Flying Heritage and Combat Armor Museum


Sunday, August 13, 2017

This large museum building is tucked away in a corner of Paine Field in Everett, Washington.  I visited in August 2017 on the way home from a long weekend in Portland to visit Antiques Roadshow!  The museum is the lifelong dream of Paul Allen, one of the founders of Microsoft – he has long had a passion for historic aircraft, and set about acquiring some of the rarest examples of military aircraft in the world.  Many of the planes are in restored and flyable condition – and they are spectacular!

The museum has excellent information on each plane, both the make and model of the particular plane on display, as well as the particulars of the plane that is sitting before you, and how it was acquired.  I am a nerd for that kind of detail, so I enjoyed reading all the signs and taking good long looks at the planes.

 

Allen branched out into collecting other types of military vehicles as well, and eventually had to change the name of the museum to reflect the fact that it wasn’t all planes.  The museum has all sorts of Jeeps, tanks, transport vehicles, rocket launchers and other types of combat armored vehicles.  It is really interesting to see.

 

There is a great exhibit on World War I and II; and the history of events that led up to the world being embroiled in battle twice in less than 30 years.  There was a lot of information in that room, as well as replicas of the Fat Man and Little Boy atomic bombs.

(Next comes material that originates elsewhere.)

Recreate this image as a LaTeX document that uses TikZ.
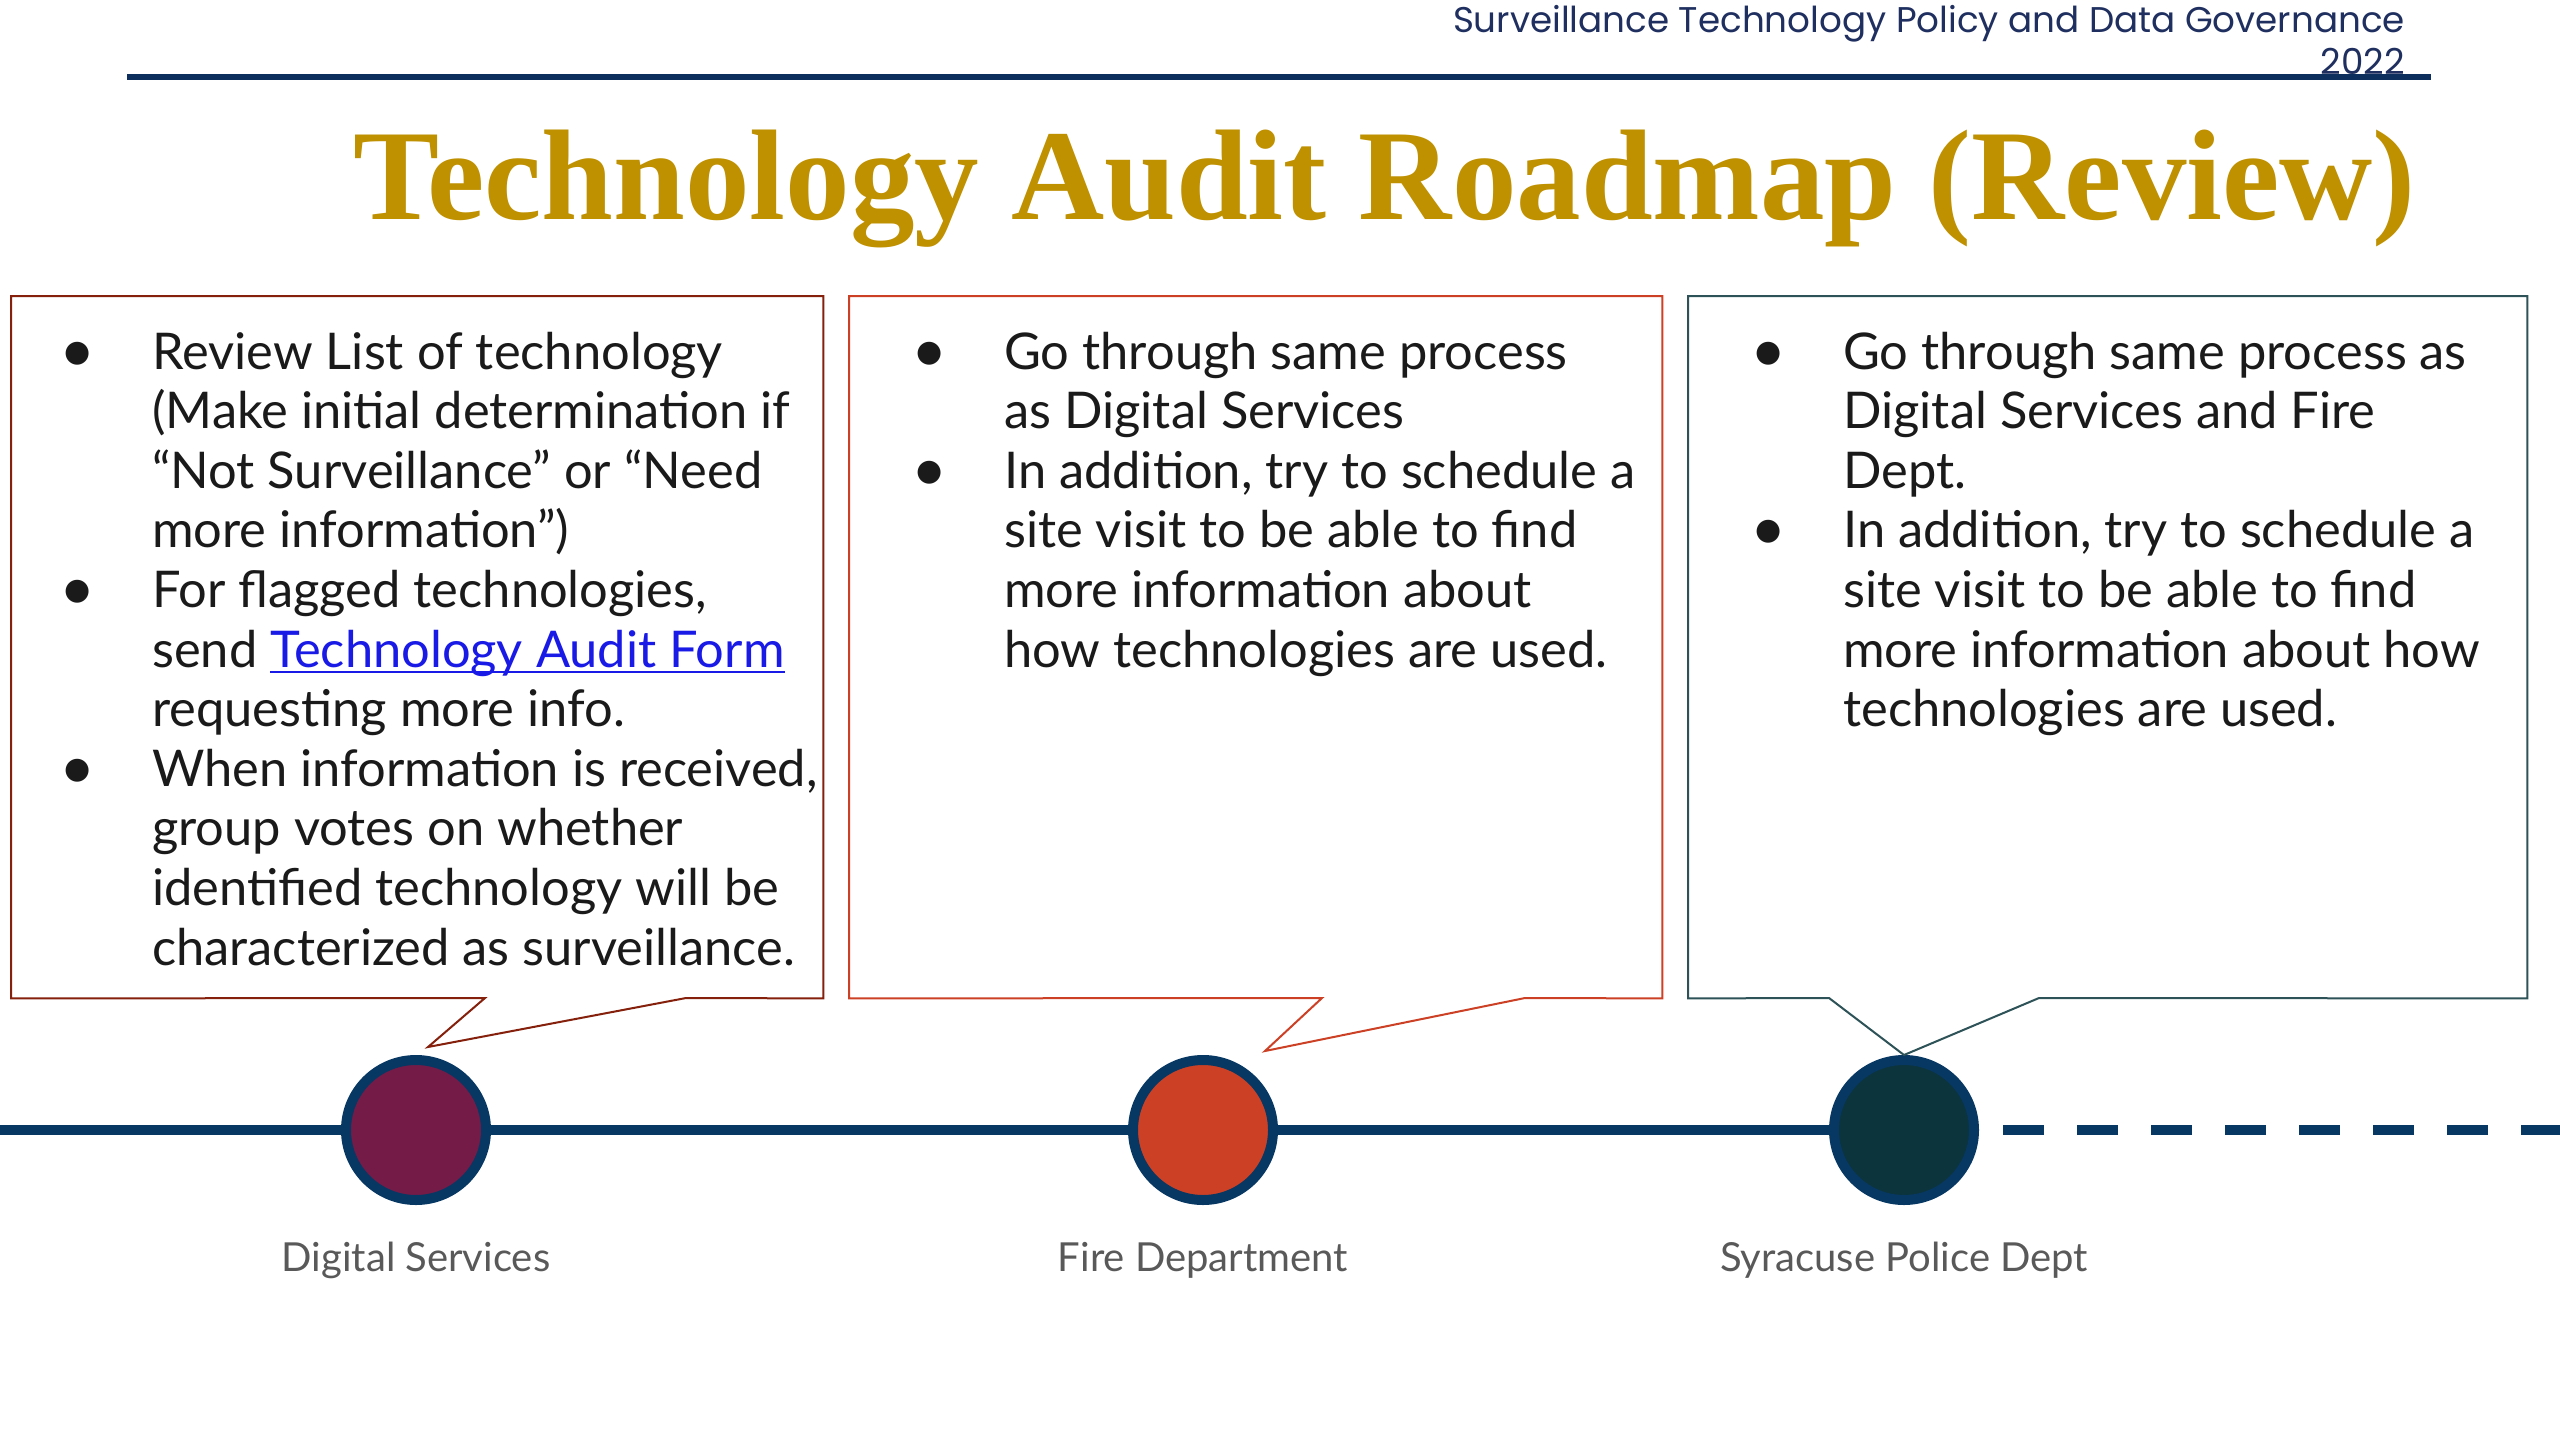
\documentclass[tikz,border=0pt]{standalone}
\usepackage{fontspec}
\setmainfont{Lato}
\newfontfamily\popfont{Poppins}
\newfontfamily\titlefont{Liberation Serif}
\newfontfamily\dejavu{DejaVu Sans}
\usetikzlibrary{calc}
\definecolor{headnavy}{HTML}{1F2F5F}
\definecolor{rulenavy}{HTML}{0D2F5E}
\definecolor{titlegold}{HTML}{BF9000}
\definecolor{tlnavy}{HTML}{073763}
\definecolor{boxred}{HTML}{85200C}
\definecolor{boxorange}{HTML}{CC4125}
\definecolor{boxteal}{HTML}{2D5257}
\definecolor{fillpurple}{HTML}{741B47}
\definecolor{fillorange}{HTML}{CC4125}
\definecolor{fillteal}{HTML}{0C343D}
\definecolor{linkblue}{HTML}{1A1AE6}
\definecolor{bodytext}{HTML}{1A1A1A}
\definecolor{lblgray}{HTML}{595959}
\newsavebox\lnkbox
\newcommand\bul{\makebox[75bp][l]{\makebox[0pt]{\raisebox{8bp}{\dejavu\fontsize{30bp}{30bp}\selectfont ●}}}}
\newcommand\ind{\hspace*{75bp}}
\newcommand\lnk[1]{\sbox\lnkbox{\color{linkblue}#1}{\color{linkblue}\rlap{\usebox\lnkbox}\rule[-6bp]{\wd\lnkbox}{2.4bp}}}
\tikzset{
  boxarea/.style={draw=none, anchor=north west, inner sep=0, minimum height=702bp},
  callout/.style={line width=2bp, line join=miter},
  bodytxt/.style={anchor=base west, inner sep=0, text=bodytext, font=\fontsize{50.6bp}{59.6bp}\selectfont},
  milestone/.style={circle, draw=tlnavy, line width=10bp, minimum size=140bp, inner sep=0},
  tline/.style={draw=tlnavy, line width=10bp},
  lbl/.style={inner sep=0, text=lblgray, font=\fontsize{40bp}{48bp}\selectfont}
}
\begin{document}
\begin{tikzpicture}[x=1bp,y=-1bp]
\fill[white] (0,0) rectangle (2560,1440);
\useasboundingbox (0,0) rectangle (2560,1440);

% header
\node[anchor=base east, inner sep=0, text=headnavy, font=\popfont\fontsize{35.7bp}{42bp}\selectfont] (hdr) at (2405,33)
  {\begin{tabular}[t]{@{}r@{}}Surveillance Technology Policy and Data Governance\\2022\end{tabular}};
\coordinate (ruleL) at (127,77);
\coordinate (ruleR) at (2431,77);
\draw[draw=rulenavy, line width=6bp] (ruleL) -- (ruleR);

% title
\node[anchor=base, inner sep=0, text=titlegold, font=\titlefont\bfseries\fontsize{129bp}{129bp}\selectfont] (title) at (1384.5,220) {Technology Audit Roadmap (Review)};

% timeline
\node[milestone, fill=fillpurple] (c1) at (416,1130) {};
\node[milestone, fill=fillorange] (c2) at (1203,1130) {};
\node[milestone, fill=fillteal] (c3) at (1904,1130) {};
\coordinate (tlstart) at (0,1130);
\coordinate (tlend) at (2560,1130);
\coordinate (dstart) at ($(c3.east)+(24,0)$);
\draw[tline] (tlstart) -- (c1.west);
\draw[tline] (c1.east) -- (c2.west);
\draw[tline] (c2.east) -- (c3.west);
\draw[tline, dash pattern=on 41bp off 33bp] (dstart) -- (tlend);

% boxes
\node[boxarea, minimum width=812bp] (b1) at (11,296) {};
\node[boxarea, minimum width=813bp] (b2) at (849,296) {};
\node[boxarea, minimum width=839bp] (b3) at (1688,296) {};

\coordinate (tip1) at (428,1047);
\coordinate (tip2) at (1265,1051);
\coordinate (tip3) at (c3.north);

\draw[callout, draw=boxred] (b1.north west) -- (b1.north east) -- (b1.south east) -- (686,998) -- (tip1) -- (485,998) -- (b1.south west) -- cycle;
\draw[callout, draw=boxorange] (b2.north west) -- (b2.north east) -- (b2.south east) -- (1525,998) -- (tip2) -- (1322,998) -- (b2.south west) -- cycle;
\draw[callout, draw=boxteal] (b3.north west) -- (b3.north east) -- (b3.south east) -- (2039,998) -- (tip3) -- (1829,998) -- (b3.south west) -- cycle;

% texts
\node[bodytxt] (t1) at (77,369) {\begin{tabular}[t]{@{}l@{}}
\bul Review List of technology\\
\ind (Make initial determination if\\
\ind “Not Surveillance” or “Need\\
\ind more information”)\\
\bul For flagged technologies,\\
\ind send \lnk{Technology Audit Form}\\
\ind requesting more info.\\
\bul When information is received,\\
\ind group votes on whether\\
\ind identified technology will be\\
\ind characterized as surveillance.
\end{tabular}};

\node[bodytxt] (t2) at (929,369) {\begin{tabular}[t]{@{}l@{}}
\bul Go through same process\\
\ind as Digital Services\\
\bul In addition, try to schedule a\\
\ind site visit to be able to find\\
\ind more information about\\
\ind how technologies are used.
\end{tabular}};

\node[bodytxt] (t3) at (1768,369) {\begin{tabular}[t]{@{}l@{}}
\bul Go through same process as\\
\ind Digital Services and Fire\\
\ind Dept.\\
\bul In addition, try to schedule a\\
\ind site visit to be able to find\\
\ind more information about how\\
\ind technologies are used.
\end{tabular}};

% labels
\node[lbl] (l1) at (416,1260) {Digital Services};
\node[lbl] (l2) at (1203,1260) {Fire Department};
\node[lbl] (l3) at (1904,1260) {Syracuse Police Dept};
\end{tikzpicture}
\end{document}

Fat Man and Little Boy (replicas)

 

There is even the trophy for the X-Prize that Paul Allen and his team won in 2004 – for being the first non-government organization to launch a reusable manned spacecraft into space twice within two weeks – it came with a $10 million prize too, but that wasn’t on display.

Some of my favorite planes though, are the ones with the nose art.  They are so beautiful – and really represent the character and personality of the pilot who flew the plane.  I have seen some really nice nose art at various museum, and loved the artwork here.

 

The museum is well worth the $16 cost of admission, and even Shelley’s teenage son Jack, who was pretty blah about going, had to admit in the end that he really enjoyed it.  It was a great end to a nice long weekend.